As the diagram suggests, the Rumsfeld Ignorance Management Framework is all about dynamics: prospecting in the unknown unknown domain to generate useful questions, which can be sourced in the known unknown domain, and brought across to the known knowns for application and use. Similarly, with internally held knowledge, auditing and publicising the presence of relevant knowledge, so that it too can become incorporated into known knowns and usefully applied.
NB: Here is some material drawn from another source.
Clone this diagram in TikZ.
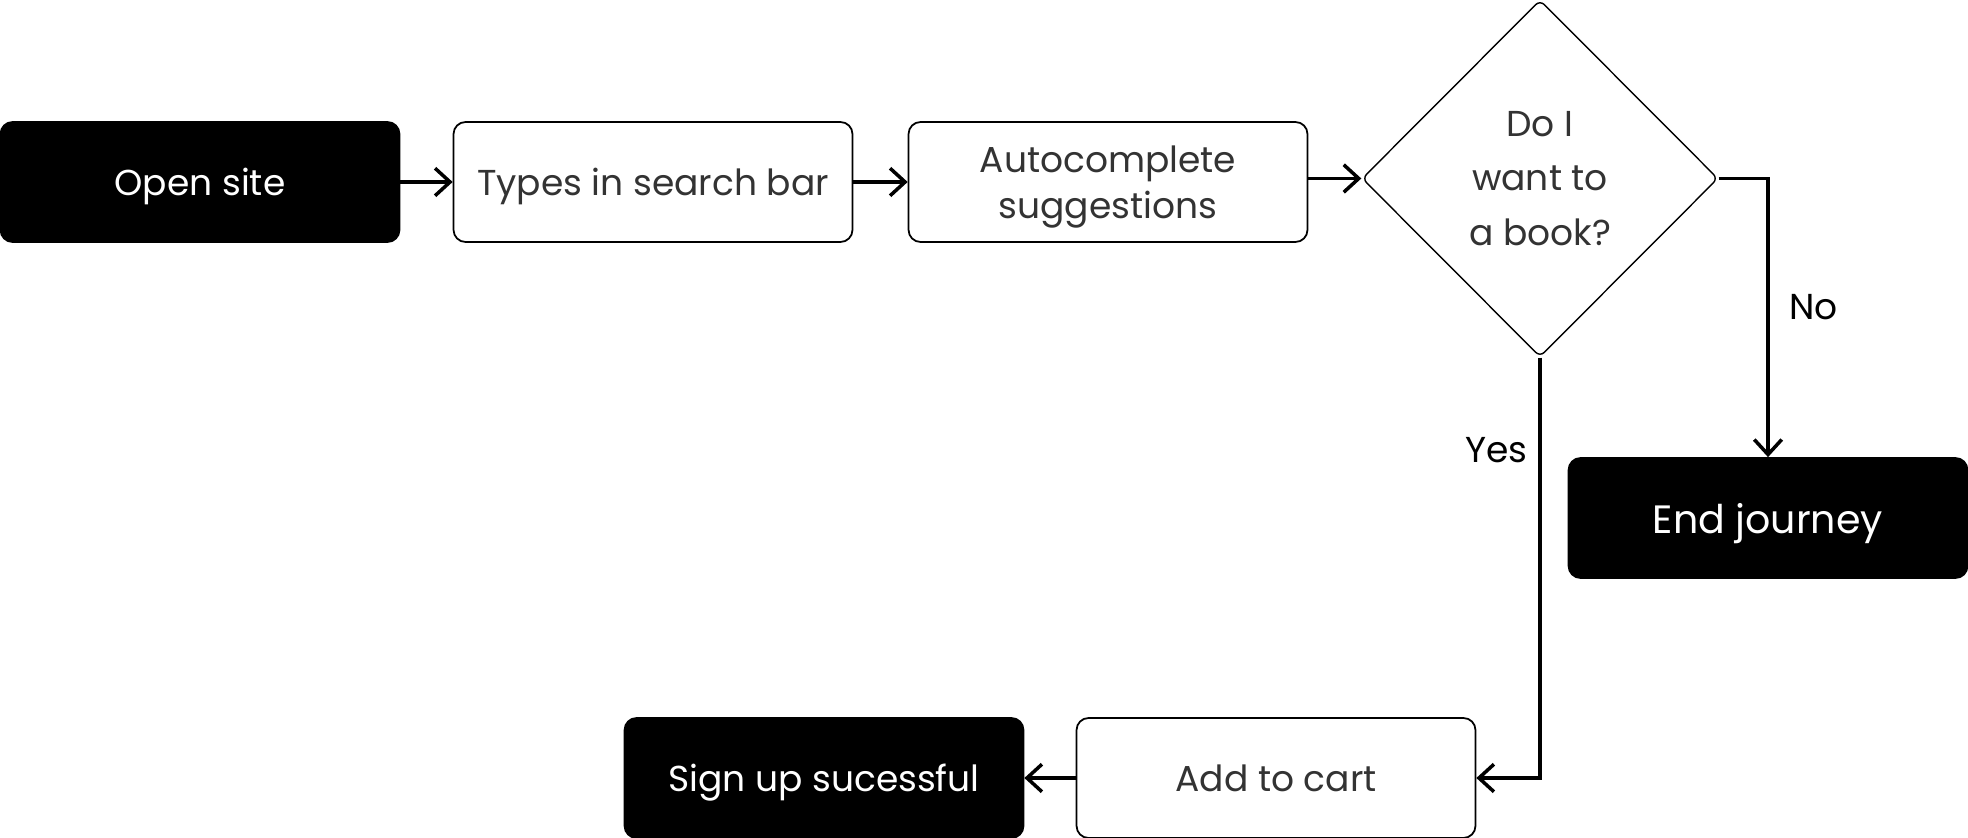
\documentclass[tikz,border=0pt]{standalone}
\usepackage{fontspec}
\setmainfont{Poppins}
\usetikzlibrary{shapes.geometric, arrows.meta}
\definecolor{textgray}{HTML}{333333}

\begin{document}
\begin{tikzpicture}[x=0.02cm, y=0.02cm,
		box/.style={draw, rounded corners=0.24cm, line width=1pt, minimum width=7.98cm, minimum height=2.4cm, inner sep=0pt, text depth=0pt, align=center, text=textgray, font=\fontsize{20.5}{26.5}\selectfont},
		darkbox/.style={box, fill=black, text=white},
		decision/.style={diamond, draw, rounded corners=0.12cm, line width=0.8pt, minimum width=7.12cm, minimum height=7.14cm, inner sep=0pt, align=center, text=textgray, font=\fontsize{20.5}{31}\selectfont},
		flow/.style={line width=2pt, -{Straight Barb[length=0.3cm, width=0.55cm, line width=2pt]}},
		answer/.style={font=\fontsize{20.5}{26}\selectfont, text=black}]
			\useasboundingbox (0, 0) rectangle (1968, 838);
			\node[darkbox] (open) at (200, 656) {Open site};
			\node[box] (search) at (653, 656) {Types in search bar};
			\node[box] (suggest) at (1108, 656) {Autocomplete\\suggestions};
			\node[decision] (want) at (1540, 659.5) {Do I\\want to\\a book?};
			\node[darkbox, font=\fontsize{22.5}{27}\selectfont] (quit) at (1768, 320) {End journey};
			\node[box] (cart) at (1276, 60) {Add to cart};
			\node[darkbox] (signup) at (824, 60) {Sign up sucessful};
			\draw[flow] (open) -- (search);
			\draw[flow] (search) -- (suggest);
			\draw[flow] (suggest.east |- want.west) -- (want.west);
			\draw[flow] (want.east) -| node[answer, pos=0.73, right=0.28cm] {No} (quit.north);
			\draw[flow] (want.south) |- node[answer, pos=0.11, left=0.1cm] {Yes} (cart.east);
			\draw[flow] (cart) -- (signup);
		\end{tikzpicture}
\end{document}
It’s all about enlarging the known knowns domain through disciplined practices and activities in the domains of ignorance.

3 Comments so far

Patrick

I like it but I think that you are missing some important elements.  Inayatullah (before Rumsfeld) has a six square model which probably is not so good for consultants who prefer more simple 2x2 models. 

We can divide the known knowns from the knowns.  There are things that we know which are untested and there are things which are known knowns that are tested (through scientific hypothesis testing a la Popper).  You mentioned hasty decisions are made on the knowns - more considered decisions are made on the known knowns.  A useful split I think.

Unknown knowns.  You state this from an organisational perspective which is valuable.  There is another perspective from the individual as well.  That is the intuitive side - gut decisions - Gladwell’s Blink.  Here, you don’t know it cognitively but you feel it energetically or intuitively.  This could be based on prejudice or on well-honed intuitive capabilities. 

The unknown unknowns also have an epistemological aspect.  To me, this is beyond sensing but actively engaging in different ways of knowing - not just exploring our own assumptions but seeing the situation through eyes with different assumptions.  It requires openness, not just sensing.  Models are useful here but can only ever be partial.  I like how the unknown unknowns are unbounded in your diagram.

Posted on August 11, 2006 at 03:32 PM | Comment permalink

Patrick

Hi Luke

Thanks for this. You’re right, I have treated this very much from the organizational perspective. Do you have any links for Inyatullah?

Posted on August 16, 2006 at 09:48 AM | Comment permalink

This article by Sohail has his 6 box knowledge and ignorance approach on it. It’a about teaching futures studies - and one of the better articles around that scopes the field of futures studies.